Simplified supply chain management. Having a standard tree also simplifies the associated equipment, including tube hangers. Horizontal tube hangers that connect to bespoke vertical trees may have over 150 part numbers. But there are only two part numbers for horizontal tube hangers associated with the standard tree. This simplification can generate significant savings in purchasing and supply chain management. Standard tube hanger spares also can be shared among operators in the same way as tree equipment.
The oil industry and beyond. Aker Solutions has sold over 100 standardized subsea trees into the oil and industry and beyond. These trees have been installed in the facilities of three different subsea operators, proving that the unit is truly standardized for the industry.
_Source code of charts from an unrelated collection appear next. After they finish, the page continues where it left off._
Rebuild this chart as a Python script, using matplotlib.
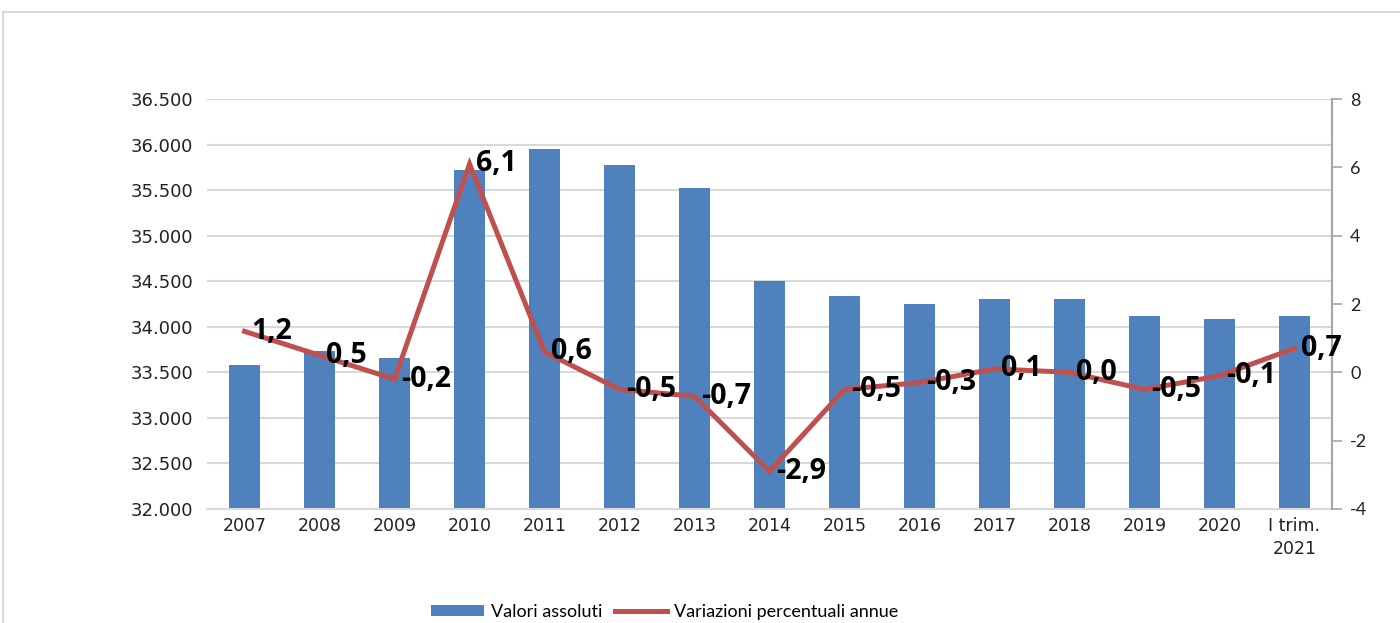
import numpy as np
import matplotlib.pyplot as plt
from matplotlib.patches import Rectangle
from matplotlib.lines import Line2D
from matplotlib.patches import Patch

categories = ["2007", "2008", "2009", "2010", "2011", "2012", "2013", "2014",
              "2015", "2016", "2017", "2018", "2019", "2020", "I trim.\n2021"]
valori = [33580, 33730, 33660, 35720, 35950, 35780, 35520, 34500,
          34340, 34250, 34300, 34300, 34120, 34090, 34120]
variazioni = [1.2, 0.5, -0.2, 6.1, 0.6, -0.5, -0.7, -2.9,
              -0.5, -0.3, 0.1, 0.0, -0.5, -0.1, 0.7]

blue = "#4F81BD"
red = "#C0504D"
grid = "#D9D9D9"

fig = plt.figure(figsize=(14, 6.23), dpi=100)
ax = fig.add_axes([0.1479, 0.183, 0.8035, 0.658])

# cornice grigia del grafico
fig.patches.append(Rectangle((3 / 1400, -0.1), 1.2, 1 - 12 / 623 + 0.1,
                             transform=fig.transFigure, fill=False,
                             edgecolor="#D9D9D9", linewidth=1.5))

x = np.arange(len(categories))
ax.bar(x, valori, width=0.41, color=blue, zorder=2)
ax.set_ylim(32000, 36500)
ax.set_xlim(-0.5, len(categories) - 0.5)
ax.set_yticks(np.arange(32000, 36501, 500))
ax.set_yticklabels([f"{v:,.0f}".replace(",", ".") for v in np.arange(32000, 36501, 500)],
                   fontsize=13, color="#222222")
ax.yaxis.grid(True, color=grid, linewidth=1.5, zorder=0)
ax.set_axisbelow(True)
ax.set_xticks(x)
ax.set_xticklabels(categories, fontsize=12.5, color="#222222", linespacing=1.3)
ax.tick_params(axis="both", length=0)
ax.tick_params(axis="x", pad=6)
ax.tick_params(axis="y", pad=10)
for s in ["top", "left", "right"]:
    ax.spines[s].set_visible(False)
ax.spines["bottom"].set_color(grid)
ax.spines["bottom"].set_linewidth(1.5)

ax2 = ax.twinx()
ax2.plot(x, variazioni, color=red, linewidth=3.6, solid_joinstyle="miter", zorder=3)
ax2.set_ylim(-4, 8)
ax2.set_yticks(np.arange(-4, 9, 2))
ax2.set_yticklabels([str(v) for v in np.arange(-4, 9, 2)], fontsize=13,
                    family="Lato", color="#222222")
ax2.tick_params(axis="y", length=7, color="#A6A6A6", width=1.2, pad=6)
for s in ["top", "left", "bottom"]:
    ax2.spines[s].set_visible(False)
ax2.spines["right"].set_color("#A6A6A6")
ax2.spines["right"].set_linewidth(1.5)

for xi, v in zip(x, variazioni):
    ax2.annotate(f"{v:.1f}".replace(".", ","), (xi, v), xytext=(5, 0),
                 textcoords="offset points", ha="left", va="center",
                 fontsize=20.5, fontweight="bold", family="Open Sans", zorder=4)

handles = [Patch(facecolor=blue, edgecolor="none"),
           Line2D([0], [0], color=red, linewidth=3.6)]
fig.legend(handles, ["Valori assoluti", "Variazioni percentuali annue"],
           loc="center", bbox_to_anchor=(0.475, 0.018), ncol=2, frameon=False,
           prop={"family": "Lato", "size": 13}, handlelength=2.9, handleheight=0.6,
           columnspacing=0.7, handletextpad=0.4)

fig.savefig("out.png", dpi=100)
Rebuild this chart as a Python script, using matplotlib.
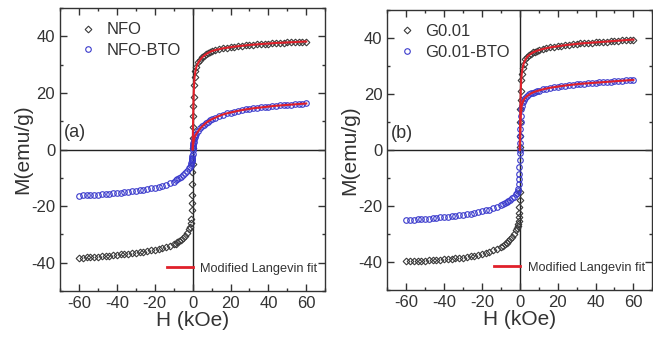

Even though the standardized tree was designed for the oil and gas environment, studies show that it will also work in the carbon capture environment.
At the Northern Lights project off Norway, for example, Aker Solutions will provide its standardized subsea tree technology as part of the equipment required to inject captured CO2 into a reservoir for permanent storage. This project will contribute directly to carbon reductions that are expected to be 1.5 million metric tons per year in the first phase, starting in 2024. Over time, the subsea tree standard for CCS may be refined to create an optimum unit for that environment, which could differ from the current standard. Nevertheless, the starting point of an oil and gas subsea tree makes this refinement over time incremental rather than starting from scratch, Fig. 3.
On the human side, standardization can lead to a perception that engineering products are becoming more of a commodity, resulting in lower demand for engineers. However, experience documents that engineers released from repetitive tasks contribute to more value-adding work. There are significant benefits to be gained in many areas of engineering projects with the right level of focus, innovation, and engineering skills. Engineers seldom have time to explore these opportunities, due to the load of routine engineering tasks.
Standardization allows more freedom and creates opportunities for engineering advances. This includes developments in related industries like carbon capture. At the same time, engineers can accelerate project schedules, making more projects economically justifiable and increasing profitability for engineering companies and operators.
Next steps. Oil and gas operators and the carbon capture industry are moving toward standardization. Due to the radical nature of this change from the bespoke philosophy of several decades, it will take time to change the culture of the industry. However, we are likely to see other components follow a path similar to that of the subsea tree, as the benefits of standardization become more visible.
The new subsea trees have contributed to a higher level of standardization of control modules. Engineers are working on taking these initial steps further for control modules, structures and other subsea engineering components, using the same principles that have proved successful with the tree product. The level of standardization will differ for different parts, because some components are highly dependent on the process parameters of the well or the physical conditions, including depth and seabed conditions. Nevertheless, those functions and features that can be standardized will help to simplify future engineering designs.